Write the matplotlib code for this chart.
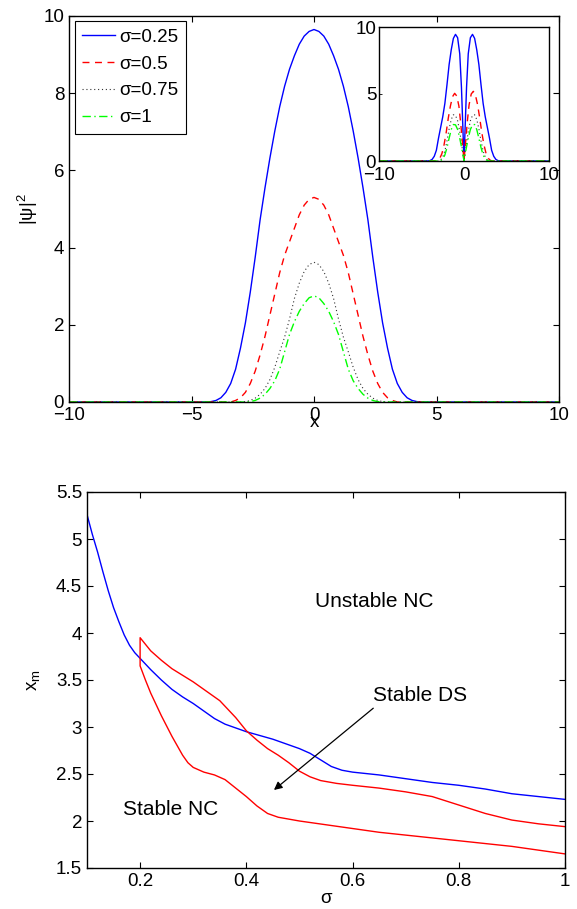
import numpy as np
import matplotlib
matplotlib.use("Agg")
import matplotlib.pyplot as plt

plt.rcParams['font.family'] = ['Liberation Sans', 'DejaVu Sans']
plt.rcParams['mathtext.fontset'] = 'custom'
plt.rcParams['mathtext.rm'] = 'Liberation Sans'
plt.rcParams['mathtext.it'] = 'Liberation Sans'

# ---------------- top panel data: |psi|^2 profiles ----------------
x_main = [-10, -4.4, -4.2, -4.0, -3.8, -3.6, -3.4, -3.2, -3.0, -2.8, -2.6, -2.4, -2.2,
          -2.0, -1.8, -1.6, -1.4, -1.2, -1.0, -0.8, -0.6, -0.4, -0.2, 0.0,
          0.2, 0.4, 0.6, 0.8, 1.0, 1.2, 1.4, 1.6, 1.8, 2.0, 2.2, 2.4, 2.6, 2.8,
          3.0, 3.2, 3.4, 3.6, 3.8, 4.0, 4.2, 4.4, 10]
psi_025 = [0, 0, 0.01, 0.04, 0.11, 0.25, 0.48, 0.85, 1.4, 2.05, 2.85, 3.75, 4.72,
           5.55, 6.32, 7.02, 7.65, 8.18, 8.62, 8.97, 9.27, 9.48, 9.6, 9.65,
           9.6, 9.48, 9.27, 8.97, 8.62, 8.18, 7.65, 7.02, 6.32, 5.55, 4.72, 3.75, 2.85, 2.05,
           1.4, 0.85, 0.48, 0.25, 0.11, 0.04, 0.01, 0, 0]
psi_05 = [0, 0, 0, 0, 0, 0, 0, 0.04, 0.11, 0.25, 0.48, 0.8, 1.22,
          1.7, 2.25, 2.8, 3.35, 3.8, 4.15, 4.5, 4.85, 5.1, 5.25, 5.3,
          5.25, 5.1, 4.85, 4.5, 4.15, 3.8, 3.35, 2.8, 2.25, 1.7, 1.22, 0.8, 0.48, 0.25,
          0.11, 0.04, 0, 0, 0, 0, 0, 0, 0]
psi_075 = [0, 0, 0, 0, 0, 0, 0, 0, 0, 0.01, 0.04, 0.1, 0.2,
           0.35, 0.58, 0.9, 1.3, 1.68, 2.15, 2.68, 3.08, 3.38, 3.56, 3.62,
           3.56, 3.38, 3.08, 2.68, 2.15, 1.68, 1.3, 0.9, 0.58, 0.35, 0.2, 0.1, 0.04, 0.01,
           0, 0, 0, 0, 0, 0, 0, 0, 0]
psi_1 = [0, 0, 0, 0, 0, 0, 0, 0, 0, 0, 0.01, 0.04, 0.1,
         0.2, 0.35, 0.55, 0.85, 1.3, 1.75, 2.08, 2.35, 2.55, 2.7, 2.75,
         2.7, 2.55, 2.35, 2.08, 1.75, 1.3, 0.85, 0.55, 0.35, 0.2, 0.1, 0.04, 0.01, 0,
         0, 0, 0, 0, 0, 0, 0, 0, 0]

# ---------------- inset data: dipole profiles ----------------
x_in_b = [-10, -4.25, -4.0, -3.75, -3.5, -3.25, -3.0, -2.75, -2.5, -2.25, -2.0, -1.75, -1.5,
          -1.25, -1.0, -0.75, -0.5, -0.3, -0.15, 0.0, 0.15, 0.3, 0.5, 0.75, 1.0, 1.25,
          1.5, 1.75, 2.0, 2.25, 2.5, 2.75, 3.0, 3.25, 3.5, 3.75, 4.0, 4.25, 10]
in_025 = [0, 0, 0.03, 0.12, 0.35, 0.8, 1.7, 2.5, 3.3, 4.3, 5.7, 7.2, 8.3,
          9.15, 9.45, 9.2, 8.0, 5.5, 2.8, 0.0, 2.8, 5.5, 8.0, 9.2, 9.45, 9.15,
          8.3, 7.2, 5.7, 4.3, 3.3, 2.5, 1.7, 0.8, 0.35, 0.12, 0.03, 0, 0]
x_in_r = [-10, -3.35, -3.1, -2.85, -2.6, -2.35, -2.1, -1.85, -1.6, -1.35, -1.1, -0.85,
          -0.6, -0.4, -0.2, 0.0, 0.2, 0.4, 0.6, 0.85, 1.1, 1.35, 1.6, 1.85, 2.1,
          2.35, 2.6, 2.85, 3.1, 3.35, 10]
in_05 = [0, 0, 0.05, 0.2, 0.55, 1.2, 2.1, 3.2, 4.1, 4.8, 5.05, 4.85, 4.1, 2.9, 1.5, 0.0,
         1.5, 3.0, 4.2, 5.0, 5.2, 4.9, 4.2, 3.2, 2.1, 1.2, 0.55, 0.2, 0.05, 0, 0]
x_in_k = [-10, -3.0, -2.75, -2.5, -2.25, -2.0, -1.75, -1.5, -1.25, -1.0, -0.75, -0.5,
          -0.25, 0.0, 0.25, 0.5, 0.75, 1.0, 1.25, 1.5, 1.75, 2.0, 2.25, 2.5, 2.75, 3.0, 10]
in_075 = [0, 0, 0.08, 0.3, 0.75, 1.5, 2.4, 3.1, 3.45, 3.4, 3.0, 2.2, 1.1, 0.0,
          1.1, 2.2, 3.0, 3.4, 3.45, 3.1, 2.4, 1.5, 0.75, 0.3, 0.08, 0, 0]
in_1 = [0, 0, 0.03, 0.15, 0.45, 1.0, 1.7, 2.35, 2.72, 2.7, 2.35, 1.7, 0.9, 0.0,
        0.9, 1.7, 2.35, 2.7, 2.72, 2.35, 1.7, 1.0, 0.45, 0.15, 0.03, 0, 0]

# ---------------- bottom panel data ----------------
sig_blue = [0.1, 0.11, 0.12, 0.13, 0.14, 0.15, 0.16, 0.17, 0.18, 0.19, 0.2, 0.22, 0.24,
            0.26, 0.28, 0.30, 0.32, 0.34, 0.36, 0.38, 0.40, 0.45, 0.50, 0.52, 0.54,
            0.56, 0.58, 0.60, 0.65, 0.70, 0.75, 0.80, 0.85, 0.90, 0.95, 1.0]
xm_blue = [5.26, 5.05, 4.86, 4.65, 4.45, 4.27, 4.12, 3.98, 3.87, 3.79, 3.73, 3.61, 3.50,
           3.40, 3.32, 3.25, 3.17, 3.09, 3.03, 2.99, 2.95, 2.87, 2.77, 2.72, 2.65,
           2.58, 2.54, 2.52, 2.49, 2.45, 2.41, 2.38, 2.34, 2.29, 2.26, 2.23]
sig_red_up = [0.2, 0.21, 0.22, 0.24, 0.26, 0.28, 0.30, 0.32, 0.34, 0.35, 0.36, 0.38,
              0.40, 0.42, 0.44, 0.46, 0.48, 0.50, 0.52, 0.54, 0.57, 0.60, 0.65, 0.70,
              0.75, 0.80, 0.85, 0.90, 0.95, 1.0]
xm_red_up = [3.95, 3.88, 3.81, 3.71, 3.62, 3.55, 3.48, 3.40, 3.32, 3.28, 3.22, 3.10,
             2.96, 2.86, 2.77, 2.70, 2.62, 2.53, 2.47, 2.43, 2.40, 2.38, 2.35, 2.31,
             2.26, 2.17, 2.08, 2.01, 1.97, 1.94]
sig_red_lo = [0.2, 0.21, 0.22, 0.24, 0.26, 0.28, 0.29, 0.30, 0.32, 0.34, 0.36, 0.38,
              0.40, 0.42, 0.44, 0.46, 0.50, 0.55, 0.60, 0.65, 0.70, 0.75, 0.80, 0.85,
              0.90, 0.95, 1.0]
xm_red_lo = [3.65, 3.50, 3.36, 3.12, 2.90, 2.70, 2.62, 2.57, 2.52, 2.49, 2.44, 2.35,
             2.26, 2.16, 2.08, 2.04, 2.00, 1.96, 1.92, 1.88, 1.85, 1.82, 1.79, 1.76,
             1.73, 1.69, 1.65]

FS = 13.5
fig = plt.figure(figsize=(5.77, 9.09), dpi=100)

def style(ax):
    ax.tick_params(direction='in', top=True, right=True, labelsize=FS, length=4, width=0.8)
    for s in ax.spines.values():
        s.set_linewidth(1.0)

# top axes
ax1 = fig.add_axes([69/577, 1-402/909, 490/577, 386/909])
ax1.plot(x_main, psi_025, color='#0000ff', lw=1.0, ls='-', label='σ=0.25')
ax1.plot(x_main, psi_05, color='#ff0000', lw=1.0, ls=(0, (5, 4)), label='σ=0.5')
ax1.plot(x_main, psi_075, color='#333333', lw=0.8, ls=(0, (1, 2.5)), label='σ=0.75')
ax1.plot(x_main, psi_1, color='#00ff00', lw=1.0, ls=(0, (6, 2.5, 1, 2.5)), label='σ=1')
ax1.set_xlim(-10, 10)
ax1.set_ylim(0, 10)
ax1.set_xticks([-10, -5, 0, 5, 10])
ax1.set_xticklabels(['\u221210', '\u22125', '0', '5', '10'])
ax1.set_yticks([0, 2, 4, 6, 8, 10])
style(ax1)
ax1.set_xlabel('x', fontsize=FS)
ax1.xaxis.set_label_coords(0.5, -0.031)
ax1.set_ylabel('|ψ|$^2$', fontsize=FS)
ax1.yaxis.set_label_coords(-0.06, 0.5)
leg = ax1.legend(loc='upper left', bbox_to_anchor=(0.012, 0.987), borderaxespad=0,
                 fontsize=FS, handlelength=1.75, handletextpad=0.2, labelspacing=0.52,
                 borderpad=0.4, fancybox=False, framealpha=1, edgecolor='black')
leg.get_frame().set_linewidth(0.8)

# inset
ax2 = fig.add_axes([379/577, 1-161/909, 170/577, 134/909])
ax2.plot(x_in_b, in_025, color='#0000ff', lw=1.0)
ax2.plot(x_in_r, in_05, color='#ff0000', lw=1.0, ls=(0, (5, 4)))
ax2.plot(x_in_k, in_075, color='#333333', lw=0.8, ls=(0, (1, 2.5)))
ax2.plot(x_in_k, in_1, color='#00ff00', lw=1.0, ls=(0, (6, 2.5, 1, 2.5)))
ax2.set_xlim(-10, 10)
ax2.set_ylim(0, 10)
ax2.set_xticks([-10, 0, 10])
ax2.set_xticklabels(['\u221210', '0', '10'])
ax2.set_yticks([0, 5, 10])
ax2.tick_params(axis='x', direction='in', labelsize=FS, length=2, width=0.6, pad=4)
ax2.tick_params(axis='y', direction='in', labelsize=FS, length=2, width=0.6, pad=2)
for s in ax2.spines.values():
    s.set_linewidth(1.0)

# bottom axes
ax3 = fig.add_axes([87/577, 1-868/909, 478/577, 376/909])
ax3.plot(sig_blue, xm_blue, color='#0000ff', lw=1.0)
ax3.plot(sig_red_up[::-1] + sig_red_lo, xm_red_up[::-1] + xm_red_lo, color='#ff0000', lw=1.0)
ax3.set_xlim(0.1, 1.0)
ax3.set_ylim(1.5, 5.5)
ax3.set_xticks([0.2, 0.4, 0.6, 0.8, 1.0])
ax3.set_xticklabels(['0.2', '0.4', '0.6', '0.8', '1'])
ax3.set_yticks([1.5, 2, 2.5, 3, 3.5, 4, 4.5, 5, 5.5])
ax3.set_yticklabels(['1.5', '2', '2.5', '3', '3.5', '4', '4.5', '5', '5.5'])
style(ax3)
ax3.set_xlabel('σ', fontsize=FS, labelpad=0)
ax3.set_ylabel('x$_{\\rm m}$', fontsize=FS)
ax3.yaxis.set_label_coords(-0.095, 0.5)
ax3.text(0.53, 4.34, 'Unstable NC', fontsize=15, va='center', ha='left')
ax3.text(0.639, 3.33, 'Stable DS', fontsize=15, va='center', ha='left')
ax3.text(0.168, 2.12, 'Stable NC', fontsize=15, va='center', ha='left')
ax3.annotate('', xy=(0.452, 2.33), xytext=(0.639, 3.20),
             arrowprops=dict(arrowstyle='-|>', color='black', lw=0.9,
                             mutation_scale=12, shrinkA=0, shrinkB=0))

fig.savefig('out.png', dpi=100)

-- -- --

Only the lines from the start of the material through the line containing "plt.rcParams['mathtext.it'] = 'Liberation" should be transcribed. Pictures stay out.

Write the matplotlib code for this chart.
import numpy as np
import matplotlib
matplotlib.use("Agg")
import matplotlib.pyplot as plt

plt.rcParams['font.family'] = ['Liberation Sans', 'DejaVu Sans']
plt.rcParams['mathtext.fontset'] = 'custom'
plt.rcParams['mathtext.rm'] = 'Liberation Sans'
plt.rcParams['mathtext.it'] = 'Liberation Sans'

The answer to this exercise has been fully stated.